In 2026, typical yields are: 4-6% APY for Treasury-backed tokens, 6-12% APY for delta-neutral stablecoins (highly variable with funding rates), and 6-15% APY for lending/RWA-backed tokens. Anything claiming consistent 20%+ APY on a "stablecoin" should be approached with extreme skepticism.

Can I lose money on yield-bearing stablecoins?

Yes. If the issuer fails, the underlying assets default, the smart contracts get exploited, or the peg breaks, you can lose principal. The yield is real but not guaranteed. Size positions accordingly.

Can I use yield-bearing stablecoins on Altrady?

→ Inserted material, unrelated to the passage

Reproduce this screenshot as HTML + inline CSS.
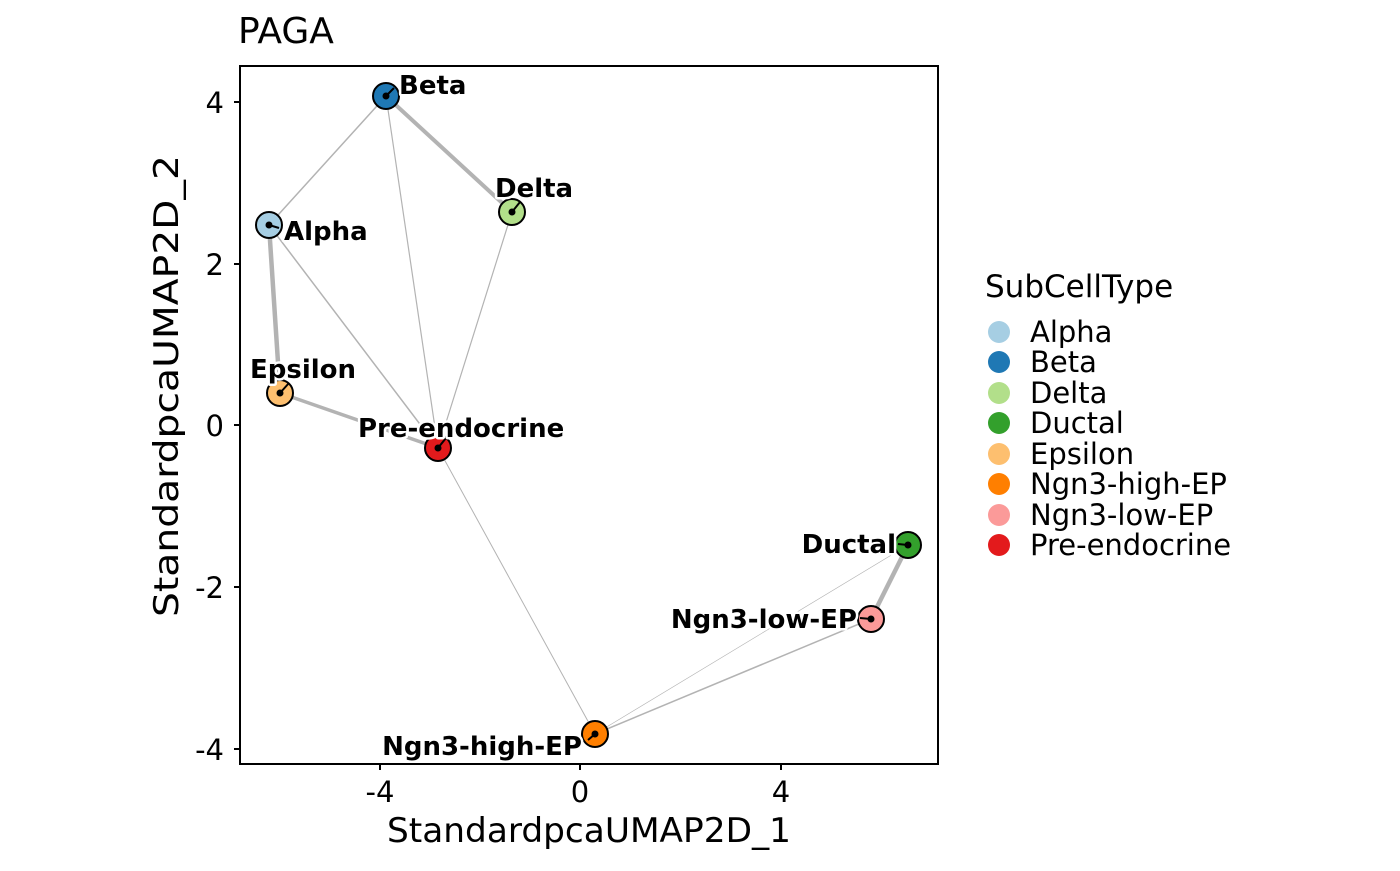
<!DOCTYPE html>
<html><head><meta charset="utf-8"></head><body style="margin:0;padding:0;background:#fff;">
<svg width="1400" height="866" xmlns="http://www.w3.org/2000/svg" font-family="DejaVu Sans, Liberation Sans, sans-serif">
<rect width="1400" height="866" fill="#fff"/>
<text x="238" y="43" font-size="36">PAGA</text>
<g stroke="#b3b3b3" fill="none" stroke-linecap="round">
<line x1="386" y1="96" x2="269" y2="225" stroke-width="1.5"/>
<line x1="386" y1="96" x2="438" y2="448" stroke-width="1.2"/>
<line x1="386" y1="96" x2="512" y2="212" stroke-width="4"/>
<line x1="269" y1="225" x2="280" y2="393" stroke-width="4.5"/>
<line x1="269" y1="225" x2="438" y2="448" stroke-width="1.5"/>
<line x1="280" y1="393" x2="438" y2="448" stroke-width="3.5"/>
<line x1="512" y1="212" x2="438" y2="448" stroke-width="1.2"/>
<line x1="438" y1="448" x2="595" y2="734" stroke-width="1"/>
<line x1="595" y1="734" x2="871" y2="619" stroke-width="1.5"/>
<line x1="595" y1="734" x2="908" y2="545" stroke-width="0.6"/>
<line x1="908" y1="545" x2="871" y2="619" stroke-width="4.5"/>
</g>
<g stroke="#000" stroke-width="2">
<circle cx="386" cy="96" r="13" fill="#1f78b4"/>
<circle cx="512" cy="212" r="13" fill="#b2df8a"/>
<circle cx="269" cy="225" r="13" fill="#a6cee3"/>
<circle cx="280" cy="393" r="13" fill="#fdbf6f"/>
<circle cx="438" cy="448" r="13" fill="#e31a1c"/>
<circle cx="908" cy="545" r="13" fill="#33a02c"/>
<circle cx="871" cy="619" r="13" fill="#fb9a99"/>
<circle cx="595" cy="734" r="13" fill="#ff7f00"/>
</g>
<g stroke="#000" stroke-width="2">
<line x1="386" y1="96" x2="394" y2="88"/>
<line x1="512" y1="212" x2="520" y2="202"/>
<line x1="269" y1="225" x2="279" y2="228"/>
<line x1="280" y1="393" x2="289" y2="383"/>
<line x1="438" y1="448" x2="446" y2="438"/>
<line x1="908" y1="545" x2="898" y2="544"/>
<line x1="871" y1="619" x2="860" y2="618"/>
<line x1="595" y1="734" x2="588" y2="740"/>
</g>
<g fill="#000">
<circle cx="386" cy="96" r="3.5"/><circle cx="512" cy="212" r="3.5"/><circle cx="269" cy="225" r="3.5"/>
<circle cx="280" cy="393" r="3.5"/><circle cx="438" cy="448" r="3.5"/><circle cx="908" cy="545" r="3.5"/>
<circle cx="871" cy="619" r="3.5"/><circle cx="595" cy="734" r="3.5"/>
</g>
<g font-weight="bold" font-size="26" fill="#000" stroke="#fff" stroke-width="5" paint-order="stroke" stroke-linejoin="round">
<text x="399" y="94">Beta</text>
<text x="495" y="197">Delta</text>
<text x="284" y="240">Alpha</text>
<text x="250" y="378">Epsilon</text>
<text x="358" y="437">Pre-endocrine</text>
<text x="896" y="553" text-anchor="end">Ductal</text>
<text x="857" y="628" text-anchor="end">Ngn3-low-EP</text>
<text x="582" y="755" text-anchor="end">Ngn3-high-EP</text>
</g>
<rect x="240" y="66" width="698" height="698" fill="none" stroke="#000" stroke-width="2"/>
<g stroke="#000" stroke-width="2">
<line x1="380" y1="764" x2="380" y2="770"/><line x1="580" y1="764" x2="580" y2="770"/><line x1="781" y1="764" x2="781" y2="770"/>
<line x1="234" y1="102" x2="240" y2="102"/><line x1="234" y1="264" x2="240" y2="264"/><line x1="234" y1="425" x2="240" y2="425"/><line x1="234" y1="587" x2="240" y2="587"/><line x1="234" y1="749" x2="240" y2="749"/>
</g>
<g font-size="29" fill="#000">
<text x="380" y="802" text-anchor="middle">-4</text>
<text x="580" y="802" text-anchor="middle">0</text>
<text x="781" y="802" text-anchor="middle">4</text>
<text x="224" y="113" text-anchor="end">4</text>
<text x="224" y="275" text-anchor="end">2</text>
<text x="224" y="436" text-anchor="end">0</text>
<text x="224" y="598" text-anchor="end">-2</text>
<text x="224" y="760" text-anchor="end">-4</text>
</g>
<text x="589" y="842" text-anchor="middle" font-size="34" textLength="404" lengthAdjust="spacingAndGlyphs">StandardpcaUMAP2D_1</text>
<text transform="translate(178,386) rotate(-90)" text-anchor="middle" font-size="34" textLength="462" lengthAdjust="spacingAndGlyphs">StandardpcaUMAP2D_2</text>
<text x="985" y="297" font-size="31">SubCellType</text>
<g font-size="29">
<circle cx="999" cy="332" r="11" fill="#a6cee3"/><text x="1030" y="342">Alpha</text>
<circle cx="999" cy="362" r="11" fill="#1f78b4"/><text x="1030" y="372">Beta</text>
<circle cx="999" cy="393" r="11" fill="#b2df8a"/><text x="1030" y="403">Delta</text>
<circle cx="999" cy="423" r="11" fill="#33a02c"/><text x="1030" y="433">Ductal</text>
<circle cx="999" cy="454" r="11" fill="#fdbf6f"/><text x="1030" y="464">Epsilon</text>
<circle cx="999" cy="484" r="11" fill="#ff7f00"/><text x="1030" y="494">Ngn3-high-EP</text>
<circle cx="999" cy="515" r="11" fill="#fb9a99"/><text x="1030" y="525">Ngn3-low-EP</text>
<circle cx="999" cy="545" r="11" fill="#e31a1c"/><text x="1030" y="555">Pre-endocrine</text>
</g>
</svg>
</body></html>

Yield-bearing stablecoins are primarily held in self-custody wallets and used on DeFi protocols. Altrady focuses on centralized exchange integration across 19+ exchanges where the wrapped or listed versions of some tokens (USDe, for example) may be tradable. For DeFi-native yield-bearing positions, you use a wallet and DeFi interfaces directly.

Conclusion

Yield-bearing stablecoins moved from experiment to default category in 2025-2026. With $311 billion in the broader stablecoin market and a growing share of that in yield-bearing variants, the question for most traders is no longer "should I use them" but "which ones and in what allocation."

For traders, the practical takeaway is this: every dollar of idle USDC in your account is a dollar earning 0% while the issuer earns 5%. Yield-bearing stablecoins close that gap, with specific tradeoffs you need to understand. Match the product to your risk tolerance and time horizon.

The category will continue to evolve. Stablecoin yields, tokenization frameworks, and DeFi composability will all keep improving through 2026 and beyond. The traders who move part of their stablecoin capital into yield-bearing variants now will compound an extra 5-10% per year while sacrificing minimal flexibility.